Michael Gohritz erzählt von der Schwierigkeit des Spendensammelns und neben der Sicherheit auch für einen lebbaren Alltag zu sorgen. Lagerkoller ist auch hier nicht ausgeschlossen. Der gerade stattfindende Junioren Weltcup im Sportschießen belebt die Anlage mit 600 Jugendlichen aus 51 Nationen und gibt Rahmenprogramm für einige Tage. Russland sei nicht dabei erzählt er. Seine große Sorge: „Ich weiß nicht, wie es weitergehen wird, auch wir kommen an Grenzen“.

Michael Gohritz

In Suhl ist das Leben jedes Einzelnen geprägt durch tägliche Verbindung halten in die Heimat, Telefonate, Videonachrichten. Es wird geplant und gebangt, das wirkliche Leben spielt in der Ukraine. In der Sportschule in Odessa, beim Studium, bei der Familie. Es ist ein Leben im Warten, eine greifbare Perspektive gibt es nicht. Das Ungewisse ist es, was beide Irinas, trotz des hohen Altersunterschieds, gleichermaßen bedrückt, was im Gespräch deutlich zu spüren ist.

Der „Star“ der Mannschaft ist die 21jährige Irina Shchetnik. Sie studiert europäische Literatur, spricht 5 Sprachen und schießt hervorragend. Sie ist die Beste der Mannschaft und war der Medaillenstar ihrer Sportart in Tokio.

Irina verbrachte von ihren 21 Lebensjahren 10 Jahre in Kliniken.
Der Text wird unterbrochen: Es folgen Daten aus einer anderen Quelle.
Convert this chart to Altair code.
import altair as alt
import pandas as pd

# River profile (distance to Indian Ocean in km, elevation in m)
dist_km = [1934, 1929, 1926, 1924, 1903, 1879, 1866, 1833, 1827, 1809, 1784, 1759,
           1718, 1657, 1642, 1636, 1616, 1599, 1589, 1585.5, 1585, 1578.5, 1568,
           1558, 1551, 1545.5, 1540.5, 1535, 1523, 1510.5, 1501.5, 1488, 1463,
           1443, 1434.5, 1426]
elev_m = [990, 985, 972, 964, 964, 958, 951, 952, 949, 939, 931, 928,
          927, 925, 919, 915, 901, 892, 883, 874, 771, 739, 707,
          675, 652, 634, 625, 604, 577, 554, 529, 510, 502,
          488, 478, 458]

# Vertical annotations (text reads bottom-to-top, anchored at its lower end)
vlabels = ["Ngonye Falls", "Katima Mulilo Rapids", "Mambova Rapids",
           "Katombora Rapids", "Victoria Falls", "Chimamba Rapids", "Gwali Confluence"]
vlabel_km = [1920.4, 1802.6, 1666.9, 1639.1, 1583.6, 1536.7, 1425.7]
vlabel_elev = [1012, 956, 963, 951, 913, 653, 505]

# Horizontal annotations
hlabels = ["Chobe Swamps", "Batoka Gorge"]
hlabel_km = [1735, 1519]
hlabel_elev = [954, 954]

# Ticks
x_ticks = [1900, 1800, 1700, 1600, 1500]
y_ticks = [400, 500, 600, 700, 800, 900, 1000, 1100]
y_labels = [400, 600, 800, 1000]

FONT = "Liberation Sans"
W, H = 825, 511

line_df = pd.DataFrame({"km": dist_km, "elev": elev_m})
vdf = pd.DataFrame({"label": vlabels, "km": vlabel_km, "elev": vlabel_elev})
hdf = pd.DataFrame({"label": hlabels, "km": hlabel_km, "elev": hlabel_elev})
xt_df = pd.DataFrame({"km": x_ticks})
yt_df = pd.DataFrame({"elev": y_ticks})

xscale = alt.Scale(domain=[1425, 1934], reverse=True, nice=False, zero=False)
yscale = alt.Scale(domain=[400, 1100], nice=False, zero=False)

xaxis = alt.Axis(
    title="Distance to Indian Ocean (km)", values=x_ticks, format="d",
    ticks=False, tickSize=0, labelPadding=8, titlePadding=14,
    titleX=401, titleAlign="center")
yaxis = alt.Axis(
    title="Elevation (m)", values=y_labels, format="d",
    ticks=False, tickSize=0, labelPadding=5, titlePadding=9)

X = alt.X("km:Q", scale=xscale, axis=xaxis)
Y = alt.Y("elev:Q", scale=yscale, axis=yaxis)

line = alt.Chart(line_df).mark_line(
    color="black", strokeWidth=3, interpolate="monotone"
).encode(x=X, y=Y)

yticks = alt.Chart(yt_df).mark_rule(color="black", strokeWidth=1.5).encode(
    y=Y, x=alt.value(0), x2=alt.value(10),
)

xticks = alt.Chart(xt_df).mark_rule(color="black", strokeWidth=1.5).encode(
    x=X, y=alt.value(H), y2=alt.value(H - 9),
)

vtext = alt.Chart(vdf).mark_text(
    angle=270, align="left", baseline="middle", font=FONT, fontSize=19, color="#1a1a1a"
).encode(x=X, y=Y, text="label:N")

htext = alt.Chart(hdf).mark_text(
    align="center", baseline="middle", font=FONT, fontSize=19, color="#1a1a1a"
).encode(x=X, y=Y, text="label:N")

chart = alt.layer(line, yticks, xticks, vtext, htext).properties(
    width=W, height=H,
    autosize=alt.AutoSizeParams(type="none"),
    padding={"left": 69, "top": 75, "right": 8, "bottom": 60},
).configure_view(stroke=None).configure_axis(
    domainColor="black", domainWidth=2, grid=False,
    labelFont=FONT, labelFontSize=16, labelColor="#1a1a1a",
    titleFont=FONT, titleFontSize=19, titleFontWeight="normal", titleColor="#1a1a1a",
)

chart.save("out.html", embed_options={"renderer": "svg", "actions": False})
Nur durch zahlreiche OPs kann sie heute laufen und ihre Arme benutzen. Ein Traum, der sie lange begleitet hat, sagt sie uns, war der Gedanke irgendwann richtig laufen zu können. Man sieht es ihr nicht an. Der Erfolg im Sport gibt ihr Selbstvertrauen. Ihre Teilnahme an internationalen Wettkämpfen in Peru, Australien, Brasilien und nun in Tokio tun ein Übriges. Sie fühlt sich als Weltbürgerin mit festem Wohnsitz in Odessa. Gefragt nach ihren Einschränkungen deswegen sie an paralympischen Spielen teilnehmen kann antwortet sie: „Paralympic ist nicht das Wichtigste. Es ist der Sport und zu was er einem befähigt“.
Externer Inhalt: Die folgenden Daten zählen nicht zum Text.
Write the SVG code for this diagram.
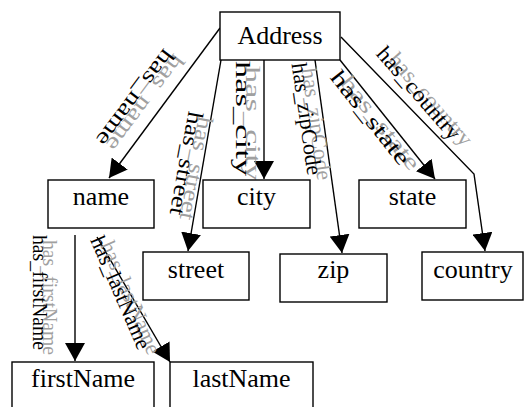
<svg xmlns="http://www.w3.org/2000/svg" width="530" height="407" viewBox="0 0 530 407" font-family="Liberation Serif, Times New Roman, serif">
<style>
.box{fill:#fff;stroke:#000;stroke-width:1.4}
.nt{font-size:26px;text-anchor:middle;fill:#000}
.e{fill:none;stroke:#000;stroke-width:1.4;marker-end:url(#arr)}
.lb{font-size:22px;text-anchor:middle;dominant-baseline:central;fill:#000}
.sh{fill:#a0a0a0}
</style>
<defs>
<marker id="arr" markerUnits="userSpaceOnUse" viewBox="0 0 18 20" refX="18" refY="10" markerWidth="18" markerHeight="20" orient="auto">
<path d="M0,0 L18,10 L0,20 z" fill="#000"/>
</marker>
</defs>
<rect width="530" height="407" fill="#fff"/>
<g id="connectors">
<path class="e" d="M220,28 L109,178"/>
<path class="e" d="M221,60 L188,251"/>
<path class="e" d="M264,60 L264,179"/>
<path class="e" d="M315,60 L342,253"/>
<path class="e" d="M340,60 L435,179"/>
<path class="e" d="M341,37 L474,174 L485,251"/>
<path class="e" d="M75,235 L75,361"/>
<path class="e" d="M97,237 L170,362"/>
<g class="lb sh">
<text transform="translate(145.5,103) rotate(126.9)" textLength="115" lengthAdjust="spacingAndGlyphs">has_name</text>
<text transform="translate(196.5,168.5) rotate(100.5)" textLength="105" lengthAdjust="spacingAndGlyphs">has_street</text>
<text transform="translate(253,123.5) rotate(90)" textLength="115" lengthAdjust="spacingAndGlyphs">has_city</text>
<text transform="translate(317,124) rotate(81.9)" textLength="113" lengthAdjust="spacingAndGlyphs">has_zipCode</text>
<text transform="translate(380.5,122.5) rotate(51.6)" textLength="114" lengthAdjust="spacingAndGlyphs">has_state</text>
<text transform="translate(431,99) rotate(49)" textLength="116" lengthAdjust="spacingAndGlyphs">has_country</text>
<text transform="translate(50,297.5) rotate(90)" textLength="115" lengthAdjust="spacingAndGlyphs">has_firstName</text>
<text transform="translate(131,297.5) rotate(66.6)" textLength="121" lengthAdjust="spacingAndGlyphs">has_lastName</text>
</g>
<g class="lb">
<text transform="translate(135.5,98) rotate(126.9)" textLength="115" lengthAdjust="spacingAndGlyphs">has_name</text>
<text transform="translate(186.5,163.5) rotate(100.5)" textLength="105" lengthAdjust="spacingAndGlyphs">has_street</text>
<text transform="translate(243,118.5) rotate(90)" textLength="115" lengthAdjust="spacingAndGlyphs">has_city</text>
<text transform="translate(307,119) rotate(81.9)" textLength="113" lengthAdjust="spacingAndGlyphs">has_zipCode</text>
<text transform="translate(370.5,117.5) rotate(51.6)" textLength="114" lengthAdjust="spacingAndGlyphs">has_state</text>
<text transform="translate(419,93) rotate(49)" textLength="116" lengthAdjust="spacingAndGlyphs">has_country</text>
<text transform="translate(40,292.5) rotate(90)" textLength="115" lengthAdjust="spacingAndGlyphs">has_firstName</text>
<text transform="translate(121,292.5) rotate(66.6)" textLength="121" lengthAdjust="spacingAndGlyphs">has_lastName</text>
</g>
</g>
<g id="Address"><rect class="box" x="220" y="12" width="120" height="48"/><text class="nt" x="280" y="44">Address</text></g>
<g id="name"><rect class="box" x="48" y="180" width="106" height="48"/><text class="nt" x="101" y="205">name</text></g>
<g id="city"><rect class="box" x="203" y="180" width="107" height="48"/><text class="nt" x="256.5" y="205">city</text></g>
<g id="state"><rect class="box" x="359" y="180" width="107" height="48"/><text class="nt" x="412.5" y="205">state</text></g>
<g id="street"><rect class="box" x="143" y="252" width="106" height="48"/><text class="nt" x="196" y="278">street</text></g>
<g id="zip"><rect class="box" x="280" y="254" width="107" height="48"/><text class="nt" x="333.5" y="278">zip</text></g>
<g id="country"><rect class="box" x="422" y="252" width="101" height="48"/><text class="nt" x="473" y="278">country</text></g>
<g id="firstName"><rect class="box" x="12" y="362" width="142" height="50"/><text class="nt" x="83" y="387">firstName</text></g>
<g id="lastName"><rect class="box" x="170" y="362" width="143" height="50"/><text class="nt" x="241.5" y="387">lastName</text></g>
</svg>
Irina hat große Pläne. Sie erzählt, dass sie weiter studieren möchte, in Odessa, wo Menschen aus 130 Nationen leben. Normalerweise sei es eine lebendige Großstadt mit herrlichem Flair. Die historische Altstadt war der Treffpunkt gewesen, das Herz des gesellschaftlichen Lebens. Jetzt ein sehr gefährlicher Ort, und auch die Küste und der Hafen sind vermint. Der Sport ist eine wunderbare Möglichkeit sich zu entwickeln, zu stärken im Wettkampf miteinander sich zu begegnen und zu schätzen. Sie strahlt während sie es sagt, und man glaubt es ihr.

Edith Seemann, Irina Vynogradova, Irina Shchetnik, Manfred Seemann

Irina Vynogradova, mittlerweile 60 Jahre und davon gute 40 Jahre dem Sport verbunden, wie sie erzählt. Sie ist die Cheftrainerin der Mannschaft, früher selbst aktiv und erfolgreich, und zusammen mit Ihrem Mann auch so etwas wie das Familienoberhaupt der zusammengewürfelten Gruppe. Auch ihr merkt man die Weltgewandtheit an, ihr Interesse an anderen Kulturen. Sie sucht den Kulturaustausch und traditionelle Volkskunde, wo immer sie hinkommt. Der Krieg und die Abgeschiedenheit von Familie ist ein trauriges Kapitel. Zumal es in jeder Familie ukrainische und russische Menschen gibt. Sie verstehen einander. Reiseziele in Russland waren gängig und die Beziehungen waren eng. Das macht alles noch verlustreicher. Mit fester Stimme sagt sie: „wir sind alles Ukrainer ganz egal welche Sprache wir sprechen“.